Now, the update will see the rule uniformly applied across the EU budget, including current and future research programmes.
Researchers believe this could hinder progress, especially in fundamental research, which relies on free exploration and may take scientists down unexpected avenues.
The European Parliament echoes the concerns that a uniform rule could impose barriers to research, including projects that would help advance the fight against climate change. To avoid this, the Parliament budget committee has proposed the rule should be applied “where feasible and appropriate, in accordance with the relevant sector specific rules.”
“No firemen would cut their own fire hose when fighting a fire. The EU needs innovation to fight climate change, and its own financial rules and ever-growing conditions must not prevent necessary research,” said Moritz Körner, an MEP on the budget committee.
He stressed the importance of being smart about the new rule. “The ‘Do Not Significant Harm’ principle needs to be applied in a proportionate way for research institutions to keep the EU budget attractive,” Körner said.
The DNSH principle was first introduced with huge billion-euro projects in mind, such as those funded by the EU’s €750 billion recovery fund. But with the Commission trying to make its oversight as uniform as possible, it has expanded the application of the principle to programmes that deal with smaller projects, such as Horizon Europe.
Researchers aren’t opposed to the principle – it makes sense to ensure the EU isn’t funding projects that drive it further away from its net-zero goals – but the fragmented implementation has been causing headaches.
Kamila Kozirog, policy analyst at the European University Association (EUA), says the big issue with the proposal currently on the table is the extra administrative burden it would create for researchers across the board.
“We have been advocating for programme simplification for many years, and we can only do that by reducing the burden and complexity. That’s why we cannot support the broader application of the principle in the programme before we address the administrative burden,” Kozirog said.
Three years into Horizon Europe, applicants still don’t know how to apply this principle and no clear guidelines exist, Kozirog noted. This is also confusing for evaluators. While the Commission has come up with a long list of possible harms, it’s not exhaustive and even bureaucrats are still unsure what DNSH exactly means, especially in Horizon Europe.
For now, universities want the DNSH requirements to be kept in the parts of the programme to which it currently applies: the European Innovation Council and elements of the funding for large collaborative projects, including digital, industry and space; climate, energy and mobility; and food, bioeconomy, natural resources, agriculture and environment (these are Pillar 2 Clusters 4, 5 and 6).

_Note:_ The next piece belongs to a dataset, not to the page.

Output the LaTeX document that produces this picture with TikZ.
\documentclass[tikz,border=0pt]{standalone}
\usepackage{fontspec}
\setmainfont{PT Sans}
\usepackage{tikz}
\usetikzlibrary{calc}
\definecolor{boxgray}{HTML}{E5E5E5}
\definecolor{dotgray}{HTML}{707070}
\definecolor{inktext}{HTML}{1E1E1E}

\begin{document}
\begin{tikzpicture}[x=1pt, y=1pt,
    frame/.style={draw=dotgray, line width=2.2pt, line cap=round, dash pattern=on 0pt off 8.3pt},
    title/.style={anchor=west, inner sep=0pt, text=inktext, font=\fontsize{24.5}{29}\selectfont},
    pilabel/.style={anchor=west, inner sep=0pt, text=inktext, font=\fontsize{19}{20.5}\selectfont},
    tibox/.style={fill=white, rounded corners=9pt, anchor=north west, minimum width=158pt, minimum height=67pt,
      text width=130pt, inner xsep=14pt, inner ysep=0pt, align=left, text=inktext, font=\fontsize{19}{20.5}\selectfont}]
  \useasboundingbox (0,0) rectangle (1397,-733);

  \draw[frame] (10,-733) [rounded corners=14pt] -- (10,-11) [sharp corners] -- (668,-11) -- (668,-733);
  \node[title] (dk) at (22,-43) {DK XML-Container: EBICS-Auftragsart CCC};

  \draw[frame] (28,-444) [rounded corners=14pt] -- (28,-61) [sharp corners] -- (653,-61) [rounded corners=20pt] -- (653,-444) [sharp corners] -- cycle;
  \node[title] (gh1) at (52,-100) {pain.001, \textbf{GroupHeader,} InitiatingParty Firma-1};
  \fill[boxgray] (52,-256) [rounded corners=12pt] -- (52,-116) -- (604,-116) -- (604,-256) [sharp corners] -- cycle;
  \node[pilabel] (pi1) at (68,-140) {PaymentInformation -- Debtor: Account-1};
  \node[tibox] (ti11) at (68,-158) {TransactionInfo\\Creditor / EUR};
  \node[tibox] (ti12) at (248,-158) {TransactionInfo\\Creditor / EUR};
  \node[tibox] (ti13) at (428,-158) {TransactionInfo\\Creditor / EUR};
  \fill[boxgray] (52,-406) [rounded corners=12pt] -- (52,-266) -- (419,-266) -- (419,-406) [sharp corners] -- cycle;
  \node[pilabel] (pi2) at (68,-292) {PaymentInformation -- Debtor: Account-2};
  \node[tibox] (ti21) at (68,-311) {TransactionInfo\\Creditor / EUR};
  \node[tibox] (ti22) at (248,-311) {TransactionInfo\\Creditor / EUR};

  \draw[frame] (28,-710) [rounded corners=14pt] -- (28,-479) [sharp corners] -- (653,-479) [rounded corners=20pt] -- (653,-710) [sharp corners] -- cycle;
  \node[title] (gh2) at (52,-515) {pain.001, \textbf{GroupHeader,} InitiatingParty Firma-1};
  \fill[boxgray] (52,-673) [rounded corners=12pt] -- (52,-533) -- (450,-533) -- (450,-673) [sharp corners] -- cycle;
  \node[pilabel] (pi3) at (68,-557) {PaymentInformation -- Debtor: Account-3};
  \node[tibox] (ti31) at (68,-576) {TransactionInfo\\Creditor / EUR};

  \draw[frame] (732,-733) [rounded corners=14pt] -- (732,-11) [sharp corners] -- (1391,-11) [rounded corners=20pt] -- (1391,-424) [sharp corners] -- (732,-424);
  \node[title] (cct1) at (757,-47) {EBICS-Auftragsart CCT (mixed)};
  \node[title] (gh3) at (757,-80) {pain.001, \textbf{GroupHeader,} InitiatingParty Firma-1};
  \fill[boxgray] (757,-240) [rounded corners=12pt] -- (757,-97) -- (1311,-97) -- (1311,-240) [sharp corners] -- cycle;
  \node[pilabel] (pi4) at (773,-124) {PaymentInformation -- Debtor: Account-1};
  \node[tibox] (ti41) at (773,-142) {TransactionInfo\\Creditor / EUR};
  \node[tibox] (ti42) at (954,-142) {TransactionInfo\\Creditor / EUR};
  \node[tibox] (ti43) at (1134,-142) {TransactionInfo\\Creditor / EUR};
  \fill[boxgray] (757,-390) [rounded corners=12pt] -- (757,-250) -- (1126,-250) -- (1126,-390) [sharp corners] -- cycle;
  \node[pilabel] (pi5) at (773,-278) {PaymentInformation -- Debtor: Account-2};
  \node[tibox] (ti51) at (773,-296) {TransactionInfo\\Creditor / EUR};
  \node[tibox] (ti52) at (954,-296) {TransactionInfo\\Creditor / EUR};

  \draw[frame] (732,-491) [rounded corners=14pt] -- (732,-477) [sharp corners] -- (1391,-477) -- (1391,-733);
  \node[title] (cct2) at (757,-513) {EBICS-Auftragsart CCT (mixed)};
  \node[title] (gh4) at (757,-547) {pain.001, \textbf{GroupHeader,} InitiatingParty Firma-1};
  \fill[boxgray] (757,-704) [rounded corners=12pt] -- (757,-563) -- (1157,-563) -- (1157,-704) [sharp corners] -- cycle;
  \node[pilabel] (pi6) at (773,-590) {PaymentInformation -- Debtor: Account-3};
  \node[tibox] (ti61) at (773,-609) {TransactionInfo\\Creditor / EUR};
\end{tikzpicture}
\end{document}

“We are not against expanding it in the future, but we first need to evaluate the application of the principle in Horizon Europe,” says Kozirog.
Mattias Björnmalm, secretary general of the university association CESAER, says it’s important to be smart about the way the principle is applied to ensure has the desired effect
“For the future, what we would like to see is that we strengthen the concept behind this principle by reducing the burden for researchers and enhancing sustainability,” he says.

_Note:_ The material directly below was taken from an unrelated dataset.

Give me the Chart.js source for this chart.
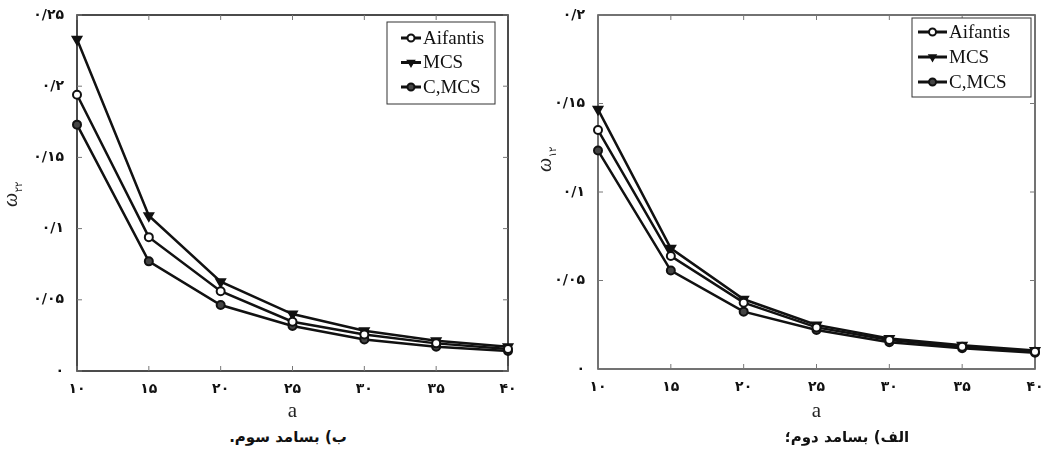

This could be done by using ethical checklists in the design phase of the projects and applying the principle in an ethics by design approach, for example.
Parliament’s budget committee is due to vote on its rendition of the financial rules revamp, which includes more flexibility in the application of the DNSH principle, next week. If the position passes, as is expected, Parliament will move closer to beginning negotiations on the details of the file with the member states. There, it may have to defend the introduction of new language on the principle.
Meanwhile at the Council, the member states are still working on the fine details of the rule changes and there is no date for the adoption of a position yet. “We are currently still analysing the proposal at technical level, there is no date foreseen for the adoption of the Council position,” a Council spokeswoman said. “In any case, once we enter the phase of trilogue negotiations we will look in detail at each of [the Parliament’s] ideas.”
Björnmalm says opponents of the rewording are worried about creating loopholes in the legislation that would allow non-climate-friendly projects to slip through the cracks and get funding. No one is against giving researchers more leeway per se.
But the repercussions for research could be big. “We are worried that if this goes the wrong way, it will have far reaching impact on how we can use the EU budget. In particular that this will create problems in near-sustainability topics,” says Björnmalm.
He fully supports the Parliament’s take on the issue. “The proposed amendment clarifies that we can take a programme-specific approach, we can tailor the usage of the DNSH principle and the concepts that are behind it so that contributions of R&I […] can really help to achieve sustainable goals in the Green Deal,” he tells Science|Business. “We think the amendment in how it is being phrased now helps us achieve this.”